**Records supplied:**

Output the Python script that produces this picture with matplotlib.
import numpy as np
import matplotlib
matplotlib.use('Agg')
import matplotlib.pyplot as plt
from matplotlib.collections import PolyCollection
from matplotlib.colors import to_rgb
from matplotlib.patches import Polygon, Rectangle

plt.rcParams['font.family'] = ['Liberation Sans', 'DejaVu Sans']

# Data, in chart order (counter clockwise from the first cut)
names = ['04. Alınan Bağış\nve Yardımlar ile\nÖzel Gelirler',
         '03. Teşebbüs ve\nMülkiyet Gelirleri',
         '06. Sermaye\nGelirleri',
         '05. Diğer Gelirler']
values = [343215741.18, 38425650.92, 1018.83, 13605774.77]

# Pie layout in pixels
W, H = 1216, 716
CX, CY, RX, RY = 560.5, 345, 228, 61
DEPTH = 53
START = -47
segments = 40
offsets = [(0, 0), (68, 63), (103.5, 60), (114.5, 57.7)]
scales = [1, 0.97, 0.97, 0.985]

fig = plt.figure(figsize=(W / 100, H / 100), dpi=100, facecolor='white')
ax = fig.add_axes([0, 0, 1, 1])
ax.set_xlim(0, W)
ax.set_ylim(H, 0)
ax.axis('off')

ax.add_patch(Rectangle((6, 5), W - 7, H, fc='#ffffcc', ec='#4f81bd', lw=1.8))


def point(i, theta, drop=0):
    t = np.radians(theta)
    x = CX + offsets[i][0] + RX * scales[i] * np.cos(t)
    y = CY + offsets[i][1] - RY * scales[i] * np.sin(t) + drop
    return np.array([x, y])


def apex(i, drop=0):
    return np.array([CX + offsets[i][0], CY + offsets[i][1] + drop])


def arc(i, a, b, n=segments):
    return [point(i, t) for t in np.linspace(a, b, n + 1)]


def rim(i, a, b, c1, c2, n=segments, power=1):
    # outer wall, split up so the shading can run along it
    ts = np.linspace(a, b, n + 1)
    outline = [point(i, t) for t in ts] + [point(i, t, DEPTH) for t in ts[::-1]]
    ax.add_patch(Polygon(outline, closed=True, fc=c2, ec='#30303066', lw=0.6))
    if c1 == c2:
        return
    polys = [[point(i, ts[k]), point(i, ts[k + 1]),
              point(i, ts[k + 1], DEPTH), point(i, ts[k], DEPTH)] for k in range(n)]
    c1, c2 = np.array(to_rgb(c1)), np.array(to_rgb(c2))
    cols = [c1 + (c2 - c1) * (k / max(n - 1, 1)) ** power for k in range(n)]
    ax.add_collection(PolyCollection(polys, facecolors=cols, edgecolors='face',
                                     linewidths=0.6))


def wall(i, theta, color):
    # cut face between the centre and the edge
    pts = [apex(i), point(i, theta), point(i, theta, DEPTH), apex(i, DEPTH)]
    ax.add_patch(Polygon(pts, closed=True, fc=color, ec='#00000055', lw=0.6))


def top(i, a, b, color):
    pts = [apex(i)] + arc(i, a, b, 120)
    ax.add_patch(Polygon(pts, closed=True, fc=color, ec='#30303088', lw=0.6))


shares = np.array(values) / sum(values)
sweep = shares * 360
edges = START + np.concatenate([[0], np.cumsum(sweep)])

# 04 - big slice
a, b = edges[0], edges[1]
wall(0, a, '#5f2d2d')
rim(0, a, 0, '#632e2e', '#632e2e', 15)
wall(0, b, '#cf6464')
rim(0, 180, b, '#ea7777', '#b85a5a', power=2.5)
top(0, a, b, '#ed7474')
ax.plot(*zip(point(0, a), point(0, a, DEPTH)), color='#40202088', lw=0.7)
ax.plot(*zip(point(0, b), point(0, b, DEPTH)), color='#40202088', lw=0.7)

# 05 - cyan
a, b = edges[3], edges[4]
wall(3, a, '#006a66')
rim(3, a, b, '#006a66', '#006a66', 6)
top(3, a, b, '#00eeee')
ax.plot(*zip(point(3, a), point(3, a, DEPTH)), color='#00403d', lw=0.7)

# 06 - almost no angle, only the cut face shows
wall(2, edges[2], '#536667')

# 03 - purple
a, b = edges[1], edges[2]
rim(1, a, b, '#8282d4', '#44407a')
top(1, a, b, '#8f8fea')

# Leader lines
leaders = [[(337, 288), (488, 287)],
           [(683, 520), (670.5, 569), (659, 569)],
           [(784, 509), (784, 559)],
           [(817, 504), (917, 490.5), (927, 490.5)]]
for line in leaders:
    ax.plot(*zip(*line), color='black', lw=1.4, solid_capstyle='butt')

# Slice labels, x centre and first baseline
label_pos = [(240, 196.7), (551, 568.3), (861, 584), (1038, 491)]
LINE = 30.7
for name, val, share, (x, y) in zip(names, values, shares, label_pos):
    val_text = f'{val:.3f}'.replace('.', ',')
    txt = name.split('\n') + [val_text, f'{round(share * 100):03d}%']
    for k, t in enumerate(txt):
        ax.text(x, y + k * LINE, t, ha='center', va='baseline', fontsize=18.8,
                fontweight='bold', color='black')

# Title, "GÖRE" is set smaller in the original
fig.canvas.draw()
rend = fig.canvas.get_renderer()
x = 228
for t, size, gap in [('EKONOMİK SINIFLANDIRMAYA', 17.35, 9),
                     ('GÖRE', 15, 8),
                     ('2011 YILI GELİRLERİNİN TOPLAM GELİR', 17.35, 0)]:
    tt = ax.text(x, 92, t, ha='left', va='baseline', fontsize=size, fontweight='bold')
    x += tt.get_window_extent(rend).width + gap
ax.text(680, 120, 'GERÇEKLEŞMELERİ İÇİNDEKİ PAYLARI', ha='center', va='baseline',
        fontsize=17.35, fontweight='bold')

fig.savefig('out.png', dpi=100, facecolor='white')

---

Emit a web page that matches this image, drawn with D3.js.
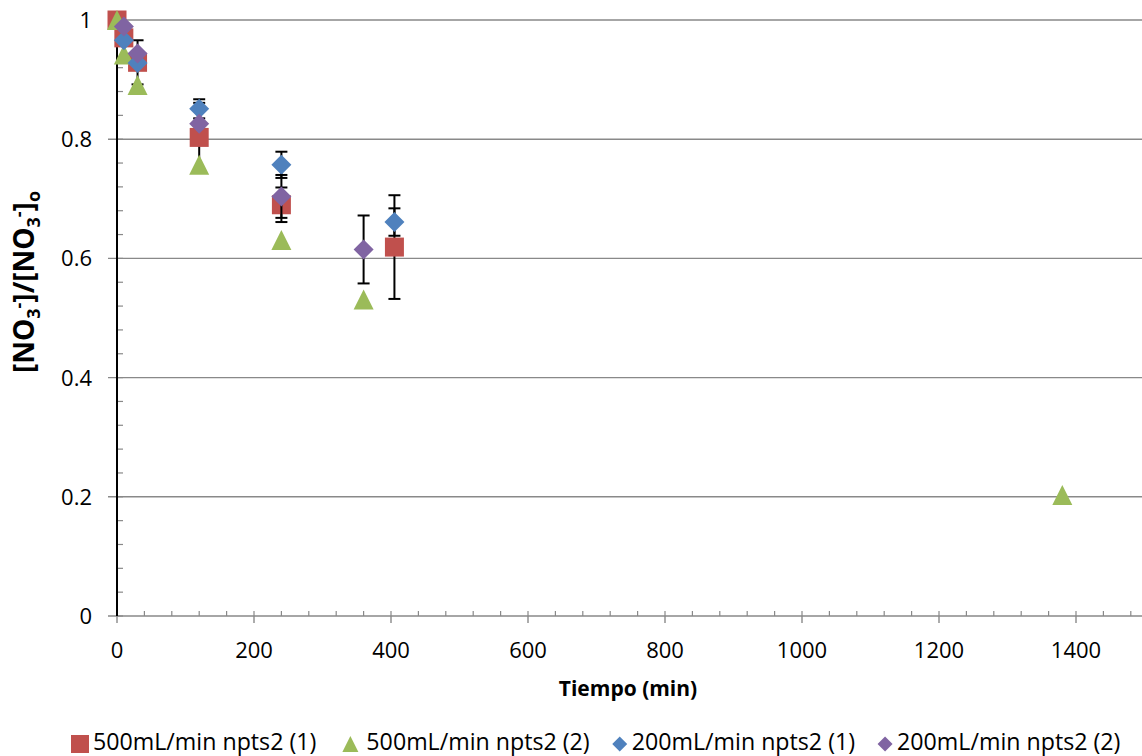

* * *

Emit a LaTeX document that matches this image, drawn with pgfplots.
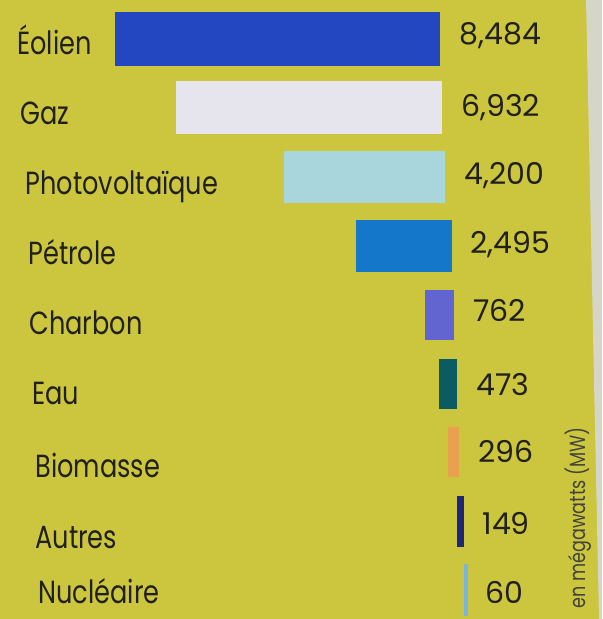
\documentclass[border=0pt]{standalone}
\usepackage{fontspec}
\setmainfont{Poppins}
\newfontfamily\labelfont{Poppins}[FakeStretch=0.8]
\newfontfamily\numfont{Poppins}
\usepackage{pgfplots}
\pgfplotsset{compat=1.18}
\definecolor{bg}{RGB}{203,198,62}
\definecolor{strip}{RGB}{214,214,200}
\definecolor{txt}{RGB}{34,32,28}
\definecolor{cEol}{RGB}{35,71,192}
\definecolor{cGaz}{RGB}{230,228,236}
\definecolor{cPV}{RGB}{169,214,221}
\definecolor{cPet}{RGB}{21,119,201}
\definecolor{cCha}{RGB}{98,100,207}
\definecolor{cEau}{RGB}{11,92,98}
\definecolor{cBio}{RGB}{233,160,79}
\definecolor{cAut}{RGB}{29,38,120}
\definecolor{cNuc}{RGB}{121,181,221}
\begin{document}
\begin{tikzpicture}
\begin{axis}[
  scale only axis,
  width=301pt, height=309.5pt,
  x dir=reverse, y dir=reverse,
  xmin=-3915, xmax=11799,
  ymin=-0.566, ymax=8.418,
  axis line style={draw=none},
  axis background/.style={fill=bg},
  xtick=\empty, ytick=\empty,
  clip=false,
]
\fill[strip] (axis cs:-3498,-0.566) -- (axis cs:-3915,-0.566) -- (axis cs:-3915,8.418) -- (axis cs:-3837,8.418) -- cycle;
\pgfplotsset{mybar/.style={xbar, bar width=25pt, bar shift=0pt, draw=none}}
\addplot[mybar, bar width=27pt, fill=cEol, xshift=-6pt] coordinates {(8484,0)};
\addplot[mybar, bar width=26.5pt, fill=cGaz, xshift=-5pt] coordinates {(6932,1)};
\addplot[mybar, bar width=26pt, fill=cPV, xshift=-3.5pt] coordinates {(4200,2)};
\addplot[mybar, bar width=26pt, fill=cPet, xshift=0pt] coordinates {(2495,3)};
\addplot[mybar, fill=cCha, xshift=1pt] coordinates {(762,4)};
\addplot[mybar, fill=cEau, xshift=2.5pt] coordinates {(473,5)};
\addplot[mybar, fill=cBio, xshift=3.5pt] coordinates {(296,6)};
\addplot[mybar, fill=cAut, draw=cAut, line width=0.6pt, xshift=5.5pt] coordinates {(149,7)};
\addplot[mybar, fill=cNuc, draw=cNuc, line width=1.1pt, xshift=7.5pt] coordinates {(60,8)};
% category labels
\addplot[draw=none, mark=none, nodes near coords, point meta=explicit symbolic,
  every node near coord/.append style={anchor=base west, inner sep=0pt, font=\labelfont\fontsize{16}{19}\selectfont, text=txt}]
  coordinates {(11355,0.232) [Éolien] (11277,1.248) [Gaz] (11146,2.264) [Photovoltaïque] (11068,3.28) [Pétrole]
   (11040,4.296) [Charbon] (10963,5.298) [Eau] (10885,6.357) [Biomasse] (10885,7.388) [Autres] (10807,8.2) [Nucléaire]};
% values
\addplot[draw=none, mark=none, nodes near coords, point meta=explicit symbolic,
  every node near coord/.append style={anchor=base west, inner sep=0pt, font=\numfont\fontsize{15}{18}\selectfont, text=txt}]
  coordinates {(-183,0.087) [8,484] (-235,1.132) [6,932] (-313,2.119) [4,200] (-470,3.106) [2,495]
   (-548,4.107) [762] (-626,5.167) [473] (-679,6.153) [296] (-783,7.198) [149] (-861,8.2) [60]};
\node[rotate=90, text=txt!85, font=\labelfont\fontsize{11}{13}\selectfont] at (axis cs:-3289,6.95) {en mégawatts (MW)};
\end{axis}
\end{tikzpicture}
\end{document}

**Required task:** Starting at the line that contains "Output the Python", set down every line up to and including the line that contains "values = [343215741.18, 38425650.92, 1018.83, 13605774.77]", exactly as given, and no other line.

**Solution to this problem:**
Output the Python script that produces this picture with matplotlib.
import numpy as np
import matplotlib
matplotlib.use('Agg')
import matplotlib.pyplot as plt
from matplotlib.collections import PolyCollection
from matplotlib.colors import to_rgb
from matplotlib.patches import Polygon, Rectangle

plt.rcParams['font.family'] = ['Liberation Sans', 'DejaVu Sans']

# Data, in chart order (counter clockwise from the first cut)
names = ['04. Alınan Bağış\nve Yardımlar ile\nÖzel Gelirler',
         '03. Teşebbüs ve\nMülkiyet Gelirleri',
         '06. Sermaye\nGelirleri',
         '05. Diğer Gelirler']
values = [343215741.18, 38425650.92, 1018.83, 13605774.77]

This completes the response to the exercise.